- **YOUR GOAL**: Every line below must be reproduced exactly. Copy them all.

- **INFORMATION SHOWN**:

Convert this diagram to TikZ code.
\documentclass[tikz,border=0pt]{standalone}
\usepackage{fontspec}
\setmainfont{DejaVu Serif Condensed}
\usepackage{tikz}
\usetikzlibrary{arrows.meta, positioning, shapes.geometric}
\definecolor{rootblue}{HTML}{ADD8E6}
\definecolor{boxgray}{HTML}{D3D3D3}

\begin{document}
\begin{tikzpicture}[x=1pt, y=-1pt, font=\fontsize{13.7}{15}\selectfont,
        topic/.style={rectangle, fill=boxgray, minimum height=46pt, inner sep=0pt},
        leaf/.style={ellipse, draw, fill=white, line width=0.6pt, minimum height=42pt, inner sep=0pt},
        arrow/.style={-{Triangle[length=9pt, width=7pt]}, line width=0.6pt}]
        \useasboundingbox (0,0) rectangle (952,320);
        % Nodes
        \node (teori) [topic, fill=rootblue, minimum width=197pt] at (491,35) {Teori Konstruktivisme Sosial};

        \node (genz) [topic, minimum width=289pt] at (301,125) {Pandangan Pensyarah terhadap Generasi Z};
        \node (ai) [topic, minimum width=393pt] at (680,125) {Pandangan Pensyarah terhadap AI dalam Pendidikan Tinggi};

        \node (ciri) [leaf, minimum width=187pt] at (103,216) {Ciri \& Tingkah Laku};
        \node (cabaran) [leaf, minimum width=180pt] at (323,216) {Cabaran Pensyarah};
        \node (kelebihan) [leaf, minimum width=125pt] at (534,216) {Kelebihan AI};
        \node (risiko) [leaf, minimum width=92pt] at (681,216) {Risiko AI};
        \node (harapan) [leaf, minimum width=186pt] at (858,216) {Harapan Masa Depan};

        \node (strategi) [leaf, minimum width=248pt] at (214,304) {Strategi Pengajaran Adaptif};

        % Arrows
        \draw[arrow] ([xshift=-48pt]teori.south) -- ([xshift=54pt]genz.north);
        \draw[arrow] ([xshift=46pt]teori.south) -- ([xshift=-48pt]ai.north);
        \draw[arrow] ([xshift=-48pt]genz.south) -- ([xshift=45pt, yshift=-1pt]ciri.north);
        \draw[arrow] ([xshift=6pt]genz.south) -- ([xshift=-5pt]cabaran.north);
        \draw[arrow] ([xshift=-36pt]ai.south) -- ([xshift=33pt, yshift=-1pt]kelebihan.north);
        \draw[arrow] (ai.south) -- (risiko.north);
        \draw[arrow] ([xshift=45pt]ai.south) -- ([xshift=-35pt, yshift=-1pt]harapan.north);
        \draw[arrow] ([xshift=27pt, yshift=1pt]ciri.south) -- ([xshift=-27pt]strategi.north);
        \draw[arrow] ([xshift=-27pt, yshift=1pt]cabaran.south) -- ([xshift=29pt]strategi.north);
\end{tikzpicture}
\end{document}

- **RESULT OF THE EXERCISE**:
Convert this diagram to TikZ code.
\documentclass[tikz,border=0pt]{standalone}
\usepackage{fontspec}
\setmainfont{DejaVu Serif Condensed}
\usepackage{tikz}
\usetikzlibrary{arrows.meta, positioning, shapes.geometric}
\definecolor{rootblue}{HTML}{ADD8E6}
\definecolor{boxgray}{HTML}{D3D3D3}

\begin{document}
\begin{tikzpicture}[x=1pt, y=-1pt, font=\fontsize{13.7}{15}\selectfont,
        topic/.style={rectangle, fill=boxgray, minimum height=46pt, inner sep=0pt},
        leaf/.style={ellipse, draw, fill=white, line width=0.6pt, minimum height=42pt, inner sep=0pt},
        arrow/.style={-{Triangle[length=9pt, width=7pt]}, line width=0.6pt}]
        \useasboundingbox (0,0) rectangle (952,320);
        % Nodes
        \node (teori) [topic, fill=rootblue, minimum width=197pt] at (491,35) {Teori Konstruktivisme Sosial};

        \node (genz) [topic, minimum width=289pt] at (301,125) {Pandangan Pensyarah terhadap Generasi Z};
        \node (ai) [topic, minimum width=393pt] at (680,125) {Pandangan Pensyarah terhadap AI dalam Pendidikan Tinggi};

        \node (ciri) [leaf, minimum width=187pt] at (103,216) {Ciri \& Tingkah Laku};
        \node (cabaran) [leaf, minimum width=180pt] at (323,216) {Cabaran Pensyarah};
        \node (kelebihan) [leaf, minimum width=125pt] at (534,216) {Kelebihan AI};
        \node (risiko) [leaf, minimum width=92pt] at (681,216) {Risiko AI};
        \node (harapan) [leaf, minimum width=186pt] at (858,216) {Harapan Masa Depan};

        \node (strategi) [leaf, minimum width=248pt] at (214,304) {Strategi Pengajaran Adaptif};

        % Arrows
        \draw[arrow] ([xshift=-48pt]teori.south) -- ([xshift=54pt]genz.north);
        \draw[arrow] ([xshift=46pt]teori.south) -- ([xshift=-48pt]ai.north);
        \draw[arrow] ([xshift=-48pt]genz.south) -- ([xshift=45pt, yshift=-1pt]ciri.north);
        \draw[arrow] ([xshift=6pt]genz.south) -- ([xshift=-5pt]cabaran.north);
        \draw[arrow] ([xshift=-36pt]ai.south) -- ([xshift=33pt, yshift=-1pt]kelebihan.north);
        \draw[arrow] (ai.south) -- (risiko.north);
        \draw[arrow] ([xshift=45pt]ai.south) -- ([xshift=-35pt, yshift=-1pt]harapan.north);
        \draw[arrow] ([xshift=27pt, yshift=1pt]ciri.south) -- ([xshift=-27pt]strategi.north);
        \draw[arrow] ([xshift=-27pt, yshift=1pt]cabaran.south) -- ([xshift=29pt]strategi.north);
\end{tikzpicture}
\end{document}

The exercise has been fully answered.